Memang, buku tidak serta-merta menjadikan seseorang luar biasa. Ia hanyalah pemantik bahan bakar yang harus dinyalakan yakni semangat belajar dan keinginan untuk berkembang.
Ramanujan bukan jenius hanya karena membaca karya Carr, tetapi karena ia melahapnya dengan lapar, mencernanya, lalu melampaui batas yang ada.
Begitu pula Slamet, yang tidak sekadar terinspirasi, tetapi menjadikan bacaan itu dorongan untuk mengubah nasibnya sendiri. Buku tidak menjanjikan keberhasilan, tetapi bagi mereka yang bersedia berjalan bersamanya, ia menyediakan jalan keluar dari keterbatasan.
Tiga kisah berbeda, tetapi terjalin dalam satu benang merah: buku yang menemukan pembacanya.
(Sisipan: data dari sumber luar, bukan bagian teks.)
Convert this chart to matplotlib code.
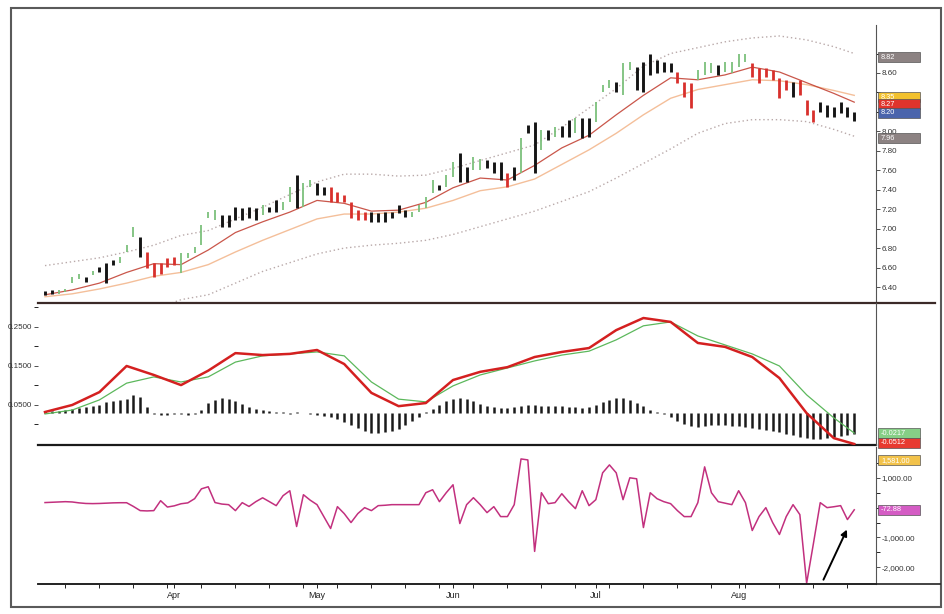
import numpy as np
import matplotlib.pyplot as plt
from matplotlib.patches import Rectangle
from matplotlib.lines import Line2D
from matplotlib.transforms import blended_transform_factory

plt.rcParams["font.family"] = ["Liberation Sans", "DejaVu Sans"]

# ---- data (one entry per trading day) ----
month_labels = ["Apr", "May", "Jun", "Jul", "Aug"]
month_starts = [19, 40, 60, 81, 102]

bar_low = [
    6.32, 6.33, 6.33, 6.35, 6.44, 6.48, 6.45, 6.52, 6.55, 6.44,
    6.63, 6.65, 6.76, 6.91, 6.71, 6.60, 6.50, 6.53, 6.61, 6.63,
    6.54, 6.70, 6.75, 6.83, 7.11, 7.09, 7.02, 7.02, 7.09, 7.09,
    7.11, 7.09, 7.14, 7.17, 7.17, 7.19, 7.27, 7.21, 7.22, 7.43,
    7.35, 7.35, 7.27, 7.27, 7.27, 7.11, 7.09, 7.09, 7.07, 7.07,
    7.07, 7.11, 7.16, 7.12, 7.12, 7.17, 7.21, 7.37, 7.40, 7.43,
    7.53, 7.48, 7.48, 7.60, 7.60, 7.62, 7.57, 7.50, 7.43, 7.50,
    7.57, 7.98, 7.57, 7.81, 7.91, 7.94, 7.94, 7.94, 7.98, 7.93,
    7.94, 8.10, 8.40, 8.45, 8.40, 8.37, 8.63, 8.43, 8.40, 8.58,
    8.60, 8.61, 8.61, 8.50, 8.35, 8.24, 8.53, 8.58, 8.60, 8.58,
    8.61, 8.60, 8.66, 8.71, 8.56, 8.50, 8.56, 8.53, 8.34, 8.43,
    8.35, 8.37, 8.17, 8.10, 8.20, 8.15, 8.15, 8.19, 8.15, 8.11,
]
bar_high = [
    6.36, 6.37, 6.37, 6.38, 6.50, 6.53, 6.50, 6.56, 6.61, 6.65,
    6.68, 6.71, 6.83, 7.02, 6.91, 6.76, 6.65, 6.65, 6.70, 6.71,
    6.75, 6.75, 6.81, 7.04, 7.17, 7.19, 7.14, 7.14, 7.22, 7.21,
    7.22, 7.21, 7.24, 7.22, 7.29, 7.27, 7.43, 7.55, 7.47, 7.50,
    7.47, 7.43, 7.43, 7.38, 7.35, 7.27, 7.19, 7.17, 7.17, 7.16,
    7.17, 7.17, 7.24, 7.19, 7.17, 7.24, 7.33, 7.50, 7.45, 7.55,
    7.68, 7.78, 7.63, 7.74, 7.72, 7.71, 7.68, 7.69, 7.57, 7.63,
    7.93, 8.07, 8.10, 8.01, 8.01, 8.04, 8.06, 8.12, 8.14, 8.14,
    8.14, 8.30, 8.48, 8.53, 8.51, 8.70, 8.71, 8.66, 8.71, 8.79,
    8.73, 8.71, 8.70, 8.61, 8.51, 8.50, 8.63, 8.71, 8.70, 8.68,
    8.71, 8.71, 8.79, 8.79, 8.70, 8.65, 8.65, 8.63, 8.55, 8.53,
    8.51, 8.53, 8.32, 8.22, 8.30, 8.27, 8.25, 8.30, 8.25, 8.20,
]
# impulse colour of each bar: g = green, r = red, k = neutral
bar_color = ("kkggggkgkk" "kgggkrrrrr" "ggggggkkkk" "kkgkkggkgg"
             "kkrrrrrrkk" "kkkkggggkg" "gkkggkkkrk" "gkkgkgkkgk"
             "kgggkggkkk" "kkkrrrgggk" "ggggrrrrrr" "krrrkkkkkk")

# smooth lines, read every 4th day
line_idx = list(range(0, 120, 4)) + [119]
ema_fast = [6.32, 6.37, 6.44, 6.55, 6.64, 6.63, 6.78, 6.96, 7.07, 7.17,
            7.29, 7.26, 7.18, 7.19, 7.27, 7.42, 7.52, 7.50, 7.65, 7.83,
            7.96, 8.17, 8.37, 8.55, 8.53, 8.58, 8.66, 8.61, 8.50, 8.39, 8.30]
ema_slow = [6.30, 6.33, 6.38, 6.44, 6.51, 6.55, 6.63, 6.76, 6.88, 6.99,
            7.10, 7.15, 7.15, 7.17, 7.21, 7.29, 7.39, 7.43, 7.51, 7.66,
            7.81, 7.98, 8.17, 8.34, 8.43, 8.48, 8.53, 8.52, 8.48, 8.42, 8.37]
env_upper = [6.62, 6.66, 6.70, 6.76, 6.83, 6.93, 6.98, 7.10, 7.22, 7.35,
             7.48, 7.56, 7.56, 7.54, 7.55, 7.62, 7.70, 7.78, 7.86, 8.04,
             8.24, 8.44, 8.67, 8.80, 8.86, 8.92, 8.96, 8.98, 8.94, 8.87, 8.80]
env_lower = [6.00, 6.03, 6.07, 6.12, 6.17, 6.27, 6.32, 6.44, 6.56, 6.65,
             6.74, 6.80, 6.83, 6.85, 6.88, 6.94, 7.02, 7.10, 7.18, 7.28,
             7.38, 7.52, 7.67, 7.82, 7.98, 8.08, 8.12, 8.12, 8.10, 8.02, 7.95]
macd_line = [0.032, 0.050, 0.083, 0.150, 0.127, 0.101, 0.138, 0.183, 0.178, 0.181,
             0.191, 0.155, 0.081, 0.047, 0.055, 0.114, 0.135, 0.147, 0.173, 0.186,
             0.196, 0.242, 0.273, 0.263, 0.209, 0.199, 0.173, 0.119, 0.029, -0.035, -0.050]
macd_signal = [0.027, 0.037, 0.063, 0.106, 0.122, 0.109, 0.122, 0.160, 0.176, 0.181,
               0.186, 0.176, 0.109, 0.065, 0.058, 0.099, 0.127, 0.145, 0.163, 0.178,
               0.188, 0.217, 0.253, 0.263, 0.227, 0.204, 0.181, 0.150, 0.076, 0.017, -0.022]
# histogram, in thousandths (own scale)
macd_hist = [
    2, 2, 2, 3, 4, 5, 6, 7, 8,
    11, 12, 13, 14, 18, 16, 6,
    -1, -2, -2, -1, -1, -2, -1,
    3, 10, 13, 15, 14, 12, 9,
    6, 4, 3, 2,
    1, 1, -1, 1, 0, -1,
    -2, -3, -4, -6,
    -9, -12, -15,
    -18, -20, -20, -19, -18, -16,
    -12, -8, -4,
    1, 4, 8,
    12, 14, 15, 14, 12,
    9, 7, 6, 5, 5,
    6, 7, 8, 8, 7, 7,
    7, 7, 6, 6, 5, 6,
    8, 11, 13, 15, 15, 13, 10, 7,
    3, 1, -1, -4,
    -8, -11, -13, -14,
    -13, -12, -12, -12, -13, -13, -14, -15,
    -16, -17, -18, -19, -21, -22,
    -24, -25, -26, -26, -25,
    -24, -23, -22, -21,
]
force_index = [
    170, 180, 190, 200, 190, 160, 140, 135, 140, 150,
    160, 165, 165, 40, -100, -110, -100, 233, 20, 60,
    130, 160, 300, 630, 700, 170, 120, 100, -100, 167,
    40, 200, 330, 200, 67, 400, 567, -633, 433, 250,
    100, -300, -700, 33, -200, -500, -200, 0, -100, 67,
    80, 100, 100, 100, 100, 100, 500, 600, 200, 500,
    767, -533, 100, 333, 100, -167, 33, -300, -300, 100,
    1633, 1600, -1467, 500, 133, 167, 467, 200, -33, 567,
    67, 267, 1167, 1433, 1167, 267, 1000, 967, -667, 500,
    300, 200, 133, -100, -300, -300, 167, 1367, 500, 200,
    150, 100, 567, 167, -767, -300, 0, -500, -900, -300,
    100, -233, -2533, -1200, 167, 0, 30, 67, -400, -73,
]

price_box_labels = ["8.82", "8.35", "8.27", "8.20", "7.96"]
macd_box_labels = ["-0.0217", "-0.0512"]
force_box_labels = ["1,581.00", "-72.88"]
force_box_value = 1581

BAR_COLORS = {"g": "#7cc07c", "r": "#d8302c", "k": "#151515"}
BAR_WIDTHS = {"g": 1.3, "r": 2.0, "k": 2.1}

W, H = 945, 614
fig = plt.figure(figsize=(W / 100, H / 100), dpi=100)
fig.patch.set_facecolor("white")

LEFT, RIGHT = 38, 876


def panel(top_px, bottom_px):
    return fig.add_axes([LEFT / W, 1 - bottom_px / H, (RIGHT - LEFT) / W,
                         (bottom_px - top_px) / H])


ax1 = panel(25, 302)
ax2 = panel(303, 445)
ax3 = panel(447, 584)

x = np.arange(len(bar_low))
xl = np.array(line_idx)

for ax in (ax1, ax2, ax3):
    ax.set_xlim(-1.03, 122.2)
    for s in ("left", "top", "bottom"):
        ax.spines[s].set_visible(False)
    ax.spines["right"].set_color("#555555")
    ax.spines["right"].set_linewidth(0.8)
    ax.yaxis.tick_right()
    ax.tick_params(axis="y", labelsize=5.8, length=3, width=0.6,
                   colors="#333333", pad=1)
    ax.tick_params(axis="y", which="minor", length=3, width=0.6)
    ax.tick_params(axis="x", which="both", bottom=False, labelbottom=False)
    ax.set_facecolor("none")

# ---- price panel ----
ax1.set_ylim(6.246, 9.093)
ax1.plot(xl, env_upper, ls=(0, (1, 2)), color="#b9a9a9", lw=1.0)
ax1.plot(xl, env_lower, ls=(0, (1, 2)), color="#b9a9a9", lw=1.0)
ax1.plot(xl, ema_slow, color="#f4bf9a", lw=1.0)
ax1.plot(xl, ema_fast, color="#c0392b", lw=0.9, alpha=0.85)
lo = np.array(bar_low)
hi = np.array(bar_high)
for code in "gkr":
    m = np.array([c == code for c in bar_color])
    ax1.vlines(x[m], lo[m], hi[m], color=BAR_COLORS[code], lw=BAR_WIDTHS[code])
# labels under the value boxes are hidden, their ticks kept as minor ticks
ax1.set_yticks([6.4, 6.6, 6.8, 7.0, 7.2, 7.4, 7.6, 7.8, 8.0, 8.6])
ax1.set_yticks([8.2, 8.4, 8.8], minor=True)
ax1.yaxis.set_major_formatter(plt.FuncFormatter(lambda v, p: f"{v:.2f}"))

# ---- MACD panel ----
ax2.set_ylim(-0.0526, 0.3115)
ax2h = ax2.twinx()
ax2h.set_ylim(-0.032, 0.110)
ax2h.axis("off")
ax2h.vlines(x, 0, np.array(macd_hist) / 1000, color="#1a1a1a", lw=1.8)
ax2.plot(xl, macd_signal, color="#5cb85c", lw=0.9, zorder=3)
ax2.plot(xl, macd_line, color="#d42020", lw=1.8, zorder=4)
ax2.set_yticks([0.05, 0.15, 0.25])
ax2.set_yticks([0.0, 0.10, 0.20, 0.30], minor=True)
ax2.yaxis.set_major_formatter(plt.FuncFormatter(lambda v, p: f"{v:.4f}"))
ax2.set_zorder(2)
ax2h.set_zorder(1)

# ---- force index panel ----
ax3.set_ylim(-2560, 2033)
ax3.plot(x, force_index, color="#c2307e", lw=1.1)
ax3.set_yticks([-2000, -1000, 1000])
ax3.set_yticks([-1500, -500, 0, 500, 1500], minor=True)
ax3.yaxis.set_major_formatter(plt.FuncFormatter(lambda v, p: f"{v:,.2f}"))
ax3.spines["bottom"].set_visible(True)
ax3.spines["bottom"].set_color("#222222")
ax3.spines["bottom"].set_linewidth(1.2)
ax3.set_xticks(month_starts)
ax3.set_xticklabels(month_labels)
ax3.set_xticks(np.arange(3, 120, 5), minor=True)
ax3.tick_params(axis="x", which="both", bottom=True, labelbottom=True,
                length=3, width=0.7, labelsize=6.5, pad=2, colors="#222222")
ax3.annotate("", xy=(118.1, -650), xytext=(114.3, -2500),
             arrowprops=dict(arrowstyle="-|>", color="black", lw=1.4,
                             mutation_scale=9), annotation_clip=False)


def value_box(ax, y, text, fc, px_h=10, tc="white"):
    tr = blended_transform_factory(ax.transAxes, ax.transData)
    y0, y1 = ax.get_ylim()
    h = (y1 - y0) * px_h / (ax.bbox.height)
    ax.add_patch(Rectangle((1.002, y - h / 2), 0.05, h, transform=tr,
                           facecolor=fc, edgecolor="#555555", lw=0.5,
                           clip_on=False, zorder=10))
    ax.text(1.006, y, text, transform=tr, fontsize=5.3, color=tc,
            ha="left", va="center", clip_on=False, zorder=11)


value_box(ax1, env_upper[-1] - 0.04, price_box_labels[0], "#8c8282")
value_box(ax1, ema_slow[-1] - 0.02, price_box_labels[1], "#f2c12e")
value_box(ax1, ema_fast[-1] - 0.02, price_box_labels[2], "#e0342c")
value_box(ax1, bar_high[-1] - 0.01, price_box_labels[3], "#4a64ac")
value_box(ax1, env_lower[-1] - 0.02, price_box_labels[4], "#8c8282")
value_box(ax2, macd_signal[-1], macd_box_labels[0], "#86cf86")
value_box(ax2, macd_line[-1] + 0.003, macd_box_labels[1], "#e83a30")
value_box(ax3, force_box_value, force_box_labels[0], "#f2c24a")
value_box(ax3, force_index[-1], force_box_labels[1], "#d45cc4")

# separator rules and page frame
for y_px, x1_px, col, lw in [(302.5, 935, "#3b2a28", 1.6),
                             (444.5, 876, "#1a1a1a", 1.6),
                             (584, 940, "#222222", 1.2)]:
    fig.add_artist(Line2D([LEFT / W, x1_px / W], [1 - y_px / H, 1 - y_px / H],
                          color=col, lw=lw, transform=fig.transFigure))
fig.add_artist(Rectangle((11 / W, 1 - 607 / H), 930 / W, 599 / H,
                         transform=fig.transFigure, fill=False,
                         edgecolor="#5a5a5a", lw=1.5))

fig.savefig("out.png", dpi=100)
Ramanujan larut di antara bilangan yang berbaris tanpa penjelasan berarti.
Motivasi Slamet meluap di perpustakaan masjid, melalui buku tua yang hampir terlupakan. Dan Yusuf terhanyut di setiap lembaran yang ia dekap sepanjang hidupnya.
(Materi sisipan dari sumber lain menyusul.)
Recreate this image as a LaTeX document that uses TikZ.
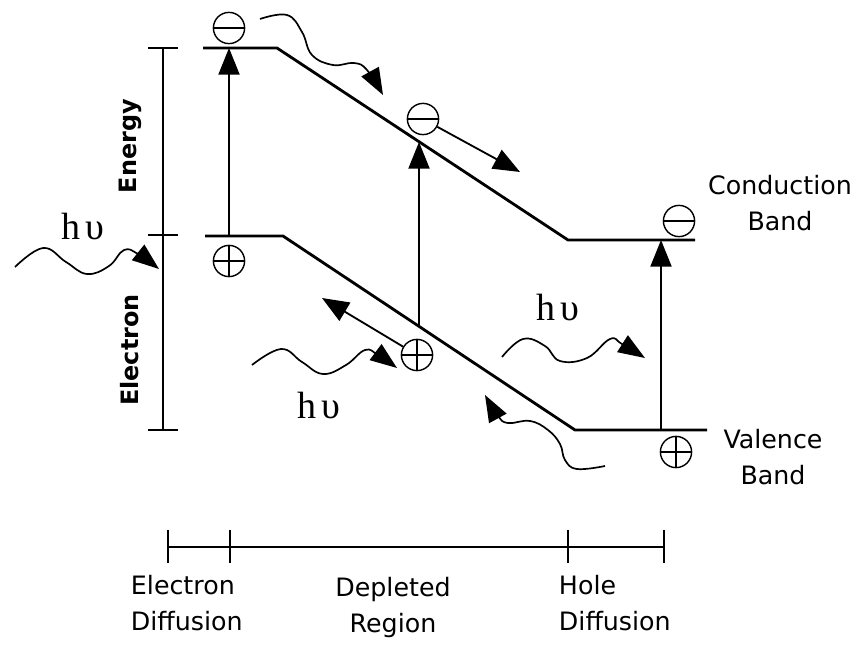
\documentclass[tikz,border=0pt]{standalone}
\usepackage{fontspec}
\setmainfont{DejaVu Sans}
\newfontfamily\hvfont{Liberation Serif}
\usetikzlibrary{arrows.meta}

\begin{document}
\begin{tikzpicture}[x=0.025cm, y=-0.025cm,
    band/.style={line width=2pt},
    axis/.style={line width=1.3pt},
    excite/.style={line width=1.3pt, -{Triangle[length=19pt,width=15pt]}},
    photon/.style={line width=1.2pt, -{Triangle[length=19pt,width=14pt]}},
    carrier/.style={circle, draw, line width=1pt, minimum size=0.78cm, inner sep=0pt},
    minus/.style={carrier, path picture={\draw[line width=1pt] (path picture bounding box.west) -- (path picture bounding box.east);}},
    plus/.style={carrier, path picture={\draw[line width=1pt] (path picture bounding box.west) -- (path picture bounding box.east) (path picture bounding box.north) -- (path picture bounding box.south);}},
    lbl/.style={font=\fontsize{18}{26}\selectfont, align=center},
    axlbl/.style={font=\bfseries\fontsize{17}{20}\selectfont, rotate=90},
    hv/.style={font=\hvfont\fontsize{27}{30}\selectfont, anchor=base west, inner sep=0pt}
]
\useasboundingbox (0,0) rectangle (859,644);

% energy axis
\draw[axis] (163,48) -- (163,430);
\foreach \y in {48,235,430}
    \draw[axis] (148,\y) -- (178,\y);
\node[axlbl] (energy) at (130,146) {Energy};
\node[axlbl] (electron) at (130,350) {Electron};

% bands
\draw[band] (203,48) -- (277,48) -- (568,240) -- (695,240);
\draw[band] (205,236) -- (283,236) -- (575,430) -- (707,430);
\node[lbl] (cband) at (780,203) {Conduction\\Band};
\node[lbl] (vband) at (773,457) {Valence\\Band};

% excitations
\coordinate (v1) at (229,236);
\coordinate (c1) at (229,48);
\coordinate (v2) at (419,326);
\coordinate (c2) at (419,142);
\coordinate (v3) at (661,430);
\coordinate (c3) at (661,240);
\draw[excite] (v1) -- (c1);
\draw[excite] (v2) -- (c2);
\draw[excite] (v3) -- (c3);

\node[minus] (e1) at (229,28) {};
\node[plus] (h1) at (229,261) {};
\node[minus] (e2) at (423,119) {};
\node[plus] (h2) at (417,355) {};
\node[minus] (e3) at (679,221) {};
\node[plus] (h3) at (676,452) {};

% drift
\coordinate (e2end) at (520,172);
\coordinate (h2end) at (322,298);
\draw[excite] (e2) -- (e2end);
\draw[excite] (h2) -- (h2end);

% photons
\draw[photon] plot[smooth, tension=0.7] coordinates {(260,19) (287,15) (302,32) (312,55) (333,65) (354,63) (367,70) (383,95)};
\draw[photon] plot[smooth, tension=0.7] coordinates {(15,267) (43,248) (66,262) (87,274) (109,266) (124,250) (138,254) (159,269)};
\draw[photon] plot[smooth, tension=0.7] coordinates {(252,365) (281,349) (302,362) (323,374) (346,365) (365,350) (378,355) (397,368)};
\draw[photon] plot[smooth, tension=0.7] coordinates {(502,357) (523,339) (545,346) (560,361) (587,358) (610,339) (622,344) (645,358)};
\draw[photon] plot[smooth, tension=0.7] coordinates {(605,466) (577,469) (565,460) (560,444) (548,430) (530,421) (508,423) (498,416) (485,395)};
\node[hv] (hv1) at (61,239) {h\hspace{4pt}υ};
\node[hv] (hv2) at (297,418) {h\hspace{4pt}υ};
\node[hv] (hv3) at (536,320) {h\hspace{4pt}υ};

% regions
\draw[axis] (168,547) -- (664,547);
\foreach \x in {168,230,568,664}
    \draw[axis] (\x,530) -- (\x,563);
\node[lbl, align=left, anchor=north west] (ediff) at (126,570) {Electron\\Diffusion};
\node[lbl, anchor=north] (depl) at (393,572) {Depleted\\Region};
\node[lbl, align=left, anchor=north west] (hdiff) at (554,570) {Hole\\Diffusion};
\end{tikzpicture}
\end{document}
Begitulah pustaka, ia tidak pernah meminta untuk dibaca, tidak pernah memaksa untuk dipahami. Tetapi bagi mereka yang bersedia menyentuhnya, ia mampu membuka gerbang takdir.
Karena sejatinya, buku tidak memilih takdirnya sendiri. Ia hanya menunggu. Menunggu seseorang yang, dengan kesadaran penuh, akan menjadikannya bagian dari perjalanan penuh makna. Dan mungkin, mungkin saja seseorang itu adalah kita.